Sustainable energy is a priority in modern American energy policy. As of 2019, 80% of energy in the United States comes from fossil fuels. Energy independence is also prioritized by American energy policy. The Strategic Petroleum Reserve was created by the Energy Policy and Conservation Act of 1975, while the Energy Independence and Security Act of 2007 implemented several provisions seeking greater energy independence and energy efficiency. The United States utilizes energy subsidies to facilitate the production of energy and promote a shift to renewable energy sources. In 2016, $10.9 billion in subsidies supported renewable energy, $4.6 billion supported fossil fuel energy, and $2.7 billion went to improvement in energy efficiency.

=== Environmental policy ===

The environmental policy of the United States consists of efforts by the government to limit pollution and climate change in the United States and other countries. The Environmental Protection Agency (EPA) is responsible for overseeing and carrying out American environmental policy. Issues overseen by the EPA include air pollution, climate change, toxic chemicals, sustainability, and water pollution. Major environmental laws in the United States include the Clean Air Act. the National Environmental Policy Act, the Clean Water Act, FIFRA, the Endangered Species Act, the Safe Drinking Water Act, the Hazardous Materials Transportation Act, the Toxic Substances Control Act, and CERCLA.

=== Transportation policy ===

Congress is empowered by the Constitution to regulate interstate commerce through the Commerce Clause and to establish post roads through the Postal Clause. The Department of Transportation is responsible for carrying out transportation policy. The Department of Homeland Security oversees transportation security. Many offices within the Department of Transportation regulate different aspects of transportation, including the Federal Aviation Administration for aviation, the Maritime Administration for maritime transportation, the Federal Railroad Administration for rail, and the Federal Highway Administration for roads.
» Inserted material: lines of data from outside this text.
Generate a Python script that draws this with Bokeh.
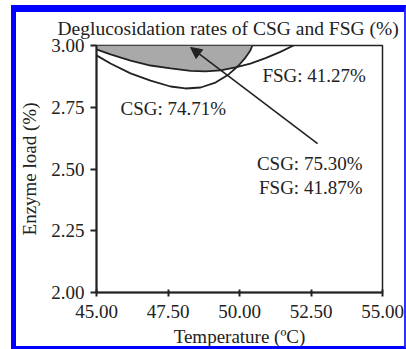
import numpy as np
from bokeh.plotting import figure
from bokeh.models import (Range1d, FixedTicker, NumeralTickFormatter, Arrow,
                          NormalHead)
from bokeh.core.properties import value
from bokeh.embed import file_html
from bokeh.resources import INLINE

# ---------------- data ----------------
title_text = "Deglucosidation rates of CSG and FSG (%)"
x_label = "Temperature (ºC)"
y_label = "Enzyme load (%)"
x_ticks = [45.0, 47.5, 50.0, 52.5, 55.0]
y_ticks = [2.00, 2.25, 2.50, 2.75, 3.00]

# FSG = 41.27 % contour
fsg_temp = [45.00, 45.49, 46.19, 46.89, 47.59, 48.29, 48.81, 49.34, 49.86, 50.38, 50.91, 51.43, 51.89]
fsg_load = [2.984, 2.964, 2.939, 2.919, 2.907, 2.897, 2.895, 2.899, 2.911, 2.927, 2.949, 2.974, 3.000]
# CSG = 74.71 % contour
csg_temp = [45.00, 45.49, 46.19, 46.89, 47.59, 48.11, 48.64, 49.16, 49.62, 49.97, 50.21, 50.38, 50.45]
csg_load = [2.960, 2.927, 2.887, 2.858, 2.834, 2.826, 2.830, 2.850, 2.883, 2.919, 2.951, 2.980, 3.000]

contour_labels = ["CSG: 74.71%", "FSG: 41.27%"]
optimum_labels = ["CSG: 75.30%", "FSG: 41.87%"]
opt_temp, opt_load = 48.29, 2.992

FONT = "Liberation Serif"
FS = "19px"
INK = "#222222"

# ---------------- figure ----------------
p = figure(width=395, height=344, output_backend="svg", toolbar_location=None,
           x_range=Range1d(45, 55), y_range=Range1d(2.0, 3.0),
           min_border_left=80, min_border_right=29, min_border_top=33, min_border_bottom=64)
p.margin = (5, 0, 0, 11)
p.styles = {"border-left": "5px solid #0000ff", "border-top": "7px solid #0000ff",
            "border-right": "2px solid #3030ff", "border-bottom": "3px solid #0000ff"}
p.background_fill_color = "white"
p.border_fill_color = "white"
p.xgrid.visible = False
p.ygrid.visible = False
p.outline_line_color = INK
p.outline_line_width = 1.5

p.title.text = title_text
p.title.text_font = FONT
p.title.text_font_size = "19.5px"
p.title.text_font_style = "normal"
p.title.text_color = INK
p.title.align = "left"
p.title.offset = -39
p.title.vertical_align = "top"
p.title.standoff = 10

for ax in (p.xaxis[0], p.yaxis[0]):
    ax.axis_line_color = INK
    ax.axis_line_width = 2
    ax.major_tick_line_color = INK
    ax.major_tick_line_width = 2
    ax.minor_tick_line_color = None
    ax.major_label_text_font = FONT
    ax.major_label_text_font_size = FS
    ax.major_label_text_color = INK
    ax.axis_label_text_font = FONT
    ax.axis_label_text_font_size = FS
    ax.axis_label_text_font_style = "normal"
    ax.axis_label_text_color = INK
    ax.formatter = NumeralTickFormatter(format="0.00")

p.xaxis.ticker = FixedTicker(ticks=x_ticks)
p.yaxis.ticker = FixedTicker(ticks=y_ticks)
p.xaxis.axis_label = x_label
p.yaxis.axis_label = y_label
p.xaxis.major_tick_in = 3
p.xaxis.major_tick_out = 4
p.yaxis.major_tick_in = 0
p.yaxis.major_tick_out = 6
p.xaxis.major_label_standoff = 8
p.yaxis.major_label_standoff = 6
p.xaxis.axis_label_standoff = 5
p.yaxis.axis_label_standoff = 8

# ---------------- overlap (gray) region ----------------
t = np.linspace(fsg_temp[0], csg_temp[-1], 300)
lower = np.maximum(np.interp(t, fsg_temp, fsg_load), np.interp(t, csg_temp, csg_load))
p.varea(x=t, y1=lower, y2=np.full_like(t, 3.0), fill_color="#a9a9a9", fill_alpha=1)

# ---------------- contour lines ----------------
p.line(fsg_temp, fsg_load, line_color=INK, line_width=1.8)
p.line(csg_temp, csg_load, line_color=INK, line_width=1.8)

# ---------------- labels ----------------
p.text(x=[45.84, 50.80], y=[2.745, 2.878], text=contour_labels,
       text_font=value(FONT), text_font_size=FS, text_color=INK,
       text_align="left", text_baseline="alphabetic")
p.text(x=[54.30, 54.30], y=[2.522, 2.425], text=optimum_labels,
       text_font=value(FONT), text_font_size=FS, text_color=INK,
       text_align="right", text_baseline="alphabetic")

p.add_layout(Arrow(end=NormalHead(size=11, fill_color=INK, line_color=INK),
                   x_start=52.73, y_start=2.603, x_end=opt_temp, y_end=opt_load,
                   line_color=INK, line_width=1.6))

open("out.html", "w").write(file_html(p, INLINE))
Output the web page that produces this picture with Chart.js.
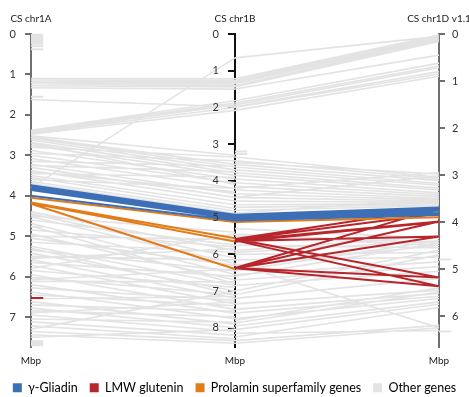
<!DOCTYPE html>
<html>
<head>
<meta charset="utf-8">
<script src="https://cdn.jsdelivr.net/npm/chart.js@4"></script>
<style>
  html, body { margin: 0; padding: 0; background: #fff; }
  #wrap { width: 469px; height: 397px; }
</style>
</head>
<body>
<div id="wrap"><canvas id="myChart"></canvas></div>
<script>
// axes
const axisNames = ["CS chr1A", "CS chr1B", "CS chr1D v1.1"];
const axisMax = [7.73, 8.51, 6.65]; // Mbp at the bottom of each axis
const unitLabel = "Mbp";

const legendNames = ["γ-Gliadin", "LMW glutenin", "Prolamin superfamily genes", "Other genes"];
const legendColors = ["#3d6fb6", "#b8262c", "#e27b1a", "#e3e3e3"];

// chr1A -> chr1B links, [A Mbp, B Mbp]
const gliadinAB = [[3.74, 4.92], [3.77, 4.95], [3.80, 4.98], [3.83, 5.01], [3.86, 5.04], [4.00, 5.08]];
const prolaminAB = [[4.05, 5.12], [4.17, 5.56], [4.19, 5.65], [4.20, 6.40]];
const otherAB = [
  [1.10, 1.22], [1.13, 1.27], [1.16, 1.31], [1.19, 1.35], [1.23, 1.40], [1.28, 1.44], [1.33, 1.50],
  [1.62, 1.98], [2.38, 1.82], [2.40, 1.88], [2.42, 1.93], [2.45, 2.00], [2.48, 2.08], [3.80, 0.65],
  [2.55, 3.55], [2.58, 3.62], [2.62, 3.70], [2.68, 3.78], [2.75, 3.85], [2.80, 3.35], [2.88, 3.95],
  [2.95, 3.45], [3.00, 4.05], [3.08, 4.20], [3.15, 3.60], [3.22, 4.35], [3.30, 4.45], [3.38, 4.55],
  [3.45, 3.90], [3.50, 4.65], [3.55, 4.75], [3.60, 4.20], [3.65, 4.82], [3.70, 4.88], [2.52, 3.30],
  [2.70, 4.10], [3.25, 3.75], [3.40, 4.30],
  [4.40, 5.90], [4.45, 6.10], [4.52, 6.25], [4.60, 5.75], [4.68, 6.55], [4.85, 5.80], [4.95, 6.70],
  [5.05, 6.30], [5.15, 5.95], [5.25, 6.85], [5.35, 6.45], [5.42, 7.00], [5.50, 6.15], [5.58, 7.20],
  [5.65, 6.60], [5.72, 7.35], [5.80, 5.45], [5.85, 6.90], [5.95, 7.50], [6.02, 7.10], [6.12, 6.75],
  [6.20, 7.60], [6.28, 7.25], [6.38, 7.75], [6.45, 7.40], [6.62, 7.90], [6.70, 7.55], [6.78, 8.00],
  [6.85, 7.70], [6.95, 8.10], [7.05, 7.85], [7.12, 8.20], [7.22, 8.30], [7.30, 7.00], [7.36, 8.35],
  [7.44, 8.42], [7.50, 8.05], [4.50, 5.40], [4.75, 6.80], [5.00, 5.60], [5.30, 7.10], [5.55, 5.85],
  [6.08, 6.40], [6.55, 7.15], [6.90, 7.30]
];

// chr1B -> chr1D links, [B Mbp, D Mbp]
const gliadinBD = [[4.92, 3.69], [4.95, 3.72], [4.98, 3.75], [5.01, 3.78], [5.04, 3.81], [5.08, 3.85]];
const gluteninBD = [
  [5.58, 3.71], [5.60, 3.82], [5.62, 3.99], [5.64, 4.31], [5.58, 5.18], [5.62, 5.37], [5.66, 4.00],
  [6.37, 3.71], [6.37, 3.99], [6.38, 4.31], [6.37, 5.18], [6.38, 5.37]
];
const prolaminBD = [[5.12, 3.90]];
const otherBD = [
  [0.65, 0.05], [1.22, 0.02], [1.27, 0.04], [1.31, 0.07], [1.35, 0.10], [1.40, 0.13], [1.44, 0.16],
  [1.50, 0.45], [1.82, 0.62], [1.88, 0.68], [1.93, 0.72], [1.98, 0.80], [2.00, 0.85], [2.08, 0.90],
  [3.35, 3.05], [3.45, 3.08], [3.55, 3.12], [3.62, 3.18], [3.70, 3.22], [3.78, 3.28], [3.85, 3.32],
  [3.95, 3.38], [4.05, 3.42], [4.15, 3.46], [4.25, 3.50], [4.35, 3.53], [4.45, 3.56], [4.55, 3.58],
  [4.65, 3.61], [4.72, 3.63], [4.80, 3.66], [4.88, 3.50], [4.20, 2.95], [4.45, 3.02], [3.50, 2.98],
  [5.30, 4.35], [5.45, 4.45], [5.75, 4.55], [5.90, 4.30], [6.00, 4.65], [6.15, 4.75], [6.30, 4.50],
  [6.55, 4.85], [6.70, 4.95], [6.85, 5.05], [7.00, 4.60], [7.20, 5.20], [6.25, 6.25], [7.35, 5.45],
  [7.50, 5.52], [7.60, 5.58], [7.75, 5.63], [7.87, 5.49], [7.95, 5.70], [8.05, 5.75], [8.15, 6.31],
  [8.25, 5.82], [8.35, 6.20], [8.42, 6.25], [5.95, 4.40], [6.45, 4.40], [5.50, 4.50], [6.60, 4.45],
  [7.10, 4.70], [7.80, 5.40]
];

// genes with no partner (short stubs)
const otherStubA = [0.02, 0.05, 0.08, 0.11, 0.15, 0.19, 0.24, 0.30, 0.38, 1.55, 4.77, 7.60, 7.65, 7.70];
const gluteninStubA = [6.53];
const otherStubB = [3.20, 3.27];
const otherStubD = [4.80, 6.33];

const stubLen = 0.06;

// all axes share the same pixel height, so values go on a 0..1 track scale
function links(pairs, from) {
  const pts = [];
  pairs.forEach(([u, v]) => {
    pts.push({ x: from, y: u / axisMax[from] });
    pts.push({ x: from + 1, y: v / axisMax[from + 1] });
    pts.push({ x: from + 1, y: null });
  });
  return pts;
}

function stubs(vals, axis) {
  const pts = [];
  vals.forEach((v) => {
    pts.push({ x: axis, y: v / axisMax[axis] });
    pts.push({ x: axis + stubLen, y: v / axisMax[axis] });
    pts.push({ x: axis, y: null });
  });
  return pts;
}

function ds(data, color, width) {
  return {
    data,
    borderColor: color,
    borderWidth: width,
    pointRadius: 0,
    fill: false,
    spanGaps: false,
    tension: 0,
    clip: false,
    yAxisID: "yN",
  };
}

const [blue, red, orange, grey] = legendColors;
const tickFont = { family: "Lato", size: 11 };
const nameFont = { family: "Lato", size: 10 };

function sideAxis(i, position, color, padding, width) {
  return {
    type: "linear",
    position,
    min: 0,
    max: axisMax[i],
    reverse: true,
    ticks: { stepSize: 1, padding, color: "#333", font: tickFont },
    grid: { drawOnChartArea: false, tickLength: 6, color, lineWidth: 2 },
    border: { color, width: 2 },
    afterBuildTicks: (s) => { s.ticks = s.ticks.filter((t) => Number.isInteger(t.value)); },
    afterFit: width ? (s) => { s.width = width; } : undefined,
  };
}

// label row above/below the tracks
function labelAxis(position, padding, height, text) {
  return {
    type: "linear",
    position,
    min: 0,
    max: 2,
    grid: { display: false, drawTicks: false, tickLength: 0 },
    border: { display: false },
    ticks: {
      stepSize: 1,
      padding,
      maxRotation: 0,
      autoSkip: false,
      color: "#222",
      font: nameFont,
      callback: text,
    },
    afterFit: (s) => {
      s.height = height;
      s.paddingLeft = 0;
      s.paddingRight = 0;
    },
  };
}

// middle axis sits at x = 1; its tick labels go left of the tick marks
const midAxis = sideAxis(1, { x: 1 }, "#111", 10, 0);
midAxis.ticks.display = false;

const midLabels = {
  id: "midLabels",
  afterDraw(chart) {
    const s = chart.scales.yB;
    const o = s.options;
    const { ctx } = chart;
    const x = chart.scales.x.getPixelForValue(1) - o.grid.tickLength - o.ticks.padding;
    ctx.save();
    ctx.fillStyle = o.ticks.color;
    ctx.font = `${tickFont.size}px ${tickFont.family}`;
    ctx.textAlign = "right";
    ctx.textBaseline = "middle";
    s.ticks.forEach((t) => ctx.fillText(String(t.value), x, s.getPixelForValue(t.value)));
    ctx.restore();
  },
};

const ctx = document.getElementById("myChart");

const myChart = new Chart(ctx, {
  type: "line",
  data: {
    datasets: [
      ds(links(gliadinAB, 0), blue, 2),
      ds(links(gliadinBD, 1), blue, 2),
      ds(links(prolaminAB, 0), orange, 2),
      ds(links(prolaminBD, 1), orange, 2),
      ds(links(gluteninBD, 1), red, 2),
      ds(stubs(gluteninStubA, 0), red, 2),
      ds(links(otherAB, 0), grey, 1.6),
      ds(links(otherBD, 1), grey, 1.6),
      ds(stubs(otherStubA, 0), grey, 2),
      ds(stubs(otherStubB, 1), grey, 2),
      ds(stubs(otherStubD, 2), grey, 2),
    ],
  },
  options: {
    responsive: true,
    maintainAspectRatio: false,
    animation: false,
    layout: { padding: { top: 0, bottom: -7 } },
    scales: {
      x: labelAxis("bottom", 8, 23, () => unitLabel),
      xTop: labelAxis("top", 9, 34, (v) => axisNames[v]),
      yN: { type: "linear", min: 0, max: 1, reverse: true, display: false },
      yA: sideAxis(0, "left", "#6e6e6e", 9, 31),
      yB: midAxis,
      yD: sideAxis(2, "right", "#6e6e6e", 7, 30),
    },
    plugins: {
      tooltip: { enabled: false },
      legend: {
        position: "bottom",
        onClick: null,
        labels: {
          boxWidth: 9,
          boxHeight: 9,
          padding: 12,
          color: "#222",
          font: { family: "Lato", size: 12.5 },
          generateLabels: () =>
            legendNames.map((t, i) => ({
              text: t,
              fillStyle: legendColors[i],
              strokeStyle: legendColors[i],
              lineWidth: 0,
              hidden: false,
            })),
        },
      },
    },
  },
  plugins: [midLabels],
});
</script>
</body>
</html>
Early transportation policy in the United States involved the regulation of maritime transportation through admiralty law. As the United States expanded westward in the 19th century, the transcontinental railroad was constructed with oversight by the federal government. The Interstate Commerce Act of 1887 established the foundation of rail policy. The Interstate Highway System was developed in the 1950s to facilitate interstate travel by road.

== Science policy ==

The science policy of the United States directs funding for scientific research and incentivizes research in specific areas. Science policy has direct implications for other fields, including defense policy, energy policy, and health policy. In 2015, $135 billion were allocated to research and development, with nearly half of these funds going to the Department of Defense. Dozens of federal agencies exist for the purposes of research and development. The Office of Science and Technology Policy is responsible for informing the president on scientific issues.

=== Space policy ===

The space policy of the United States involves the civilian and military use of outer space. Civilian space policy is overseen and carried out by the National Aeronautics and Space Administration. The United States Space Force is the outer space division of the United States Armed Forces. The United States is subject to several international treaties that influence its space policy. This include the Outer Space Treaty, which defines international space law and regulates many aspects of activity in outer space. American space policy began to develop in the 1950s when the Space Race began between the United States and the Soviet Union. The policy objective in the 1960s was to undertake a successful Moon landing, which was accomplished by the Apollo 11 mission in 1969. This was succeeded by the Space Shuttle program and participation in the International Space Station.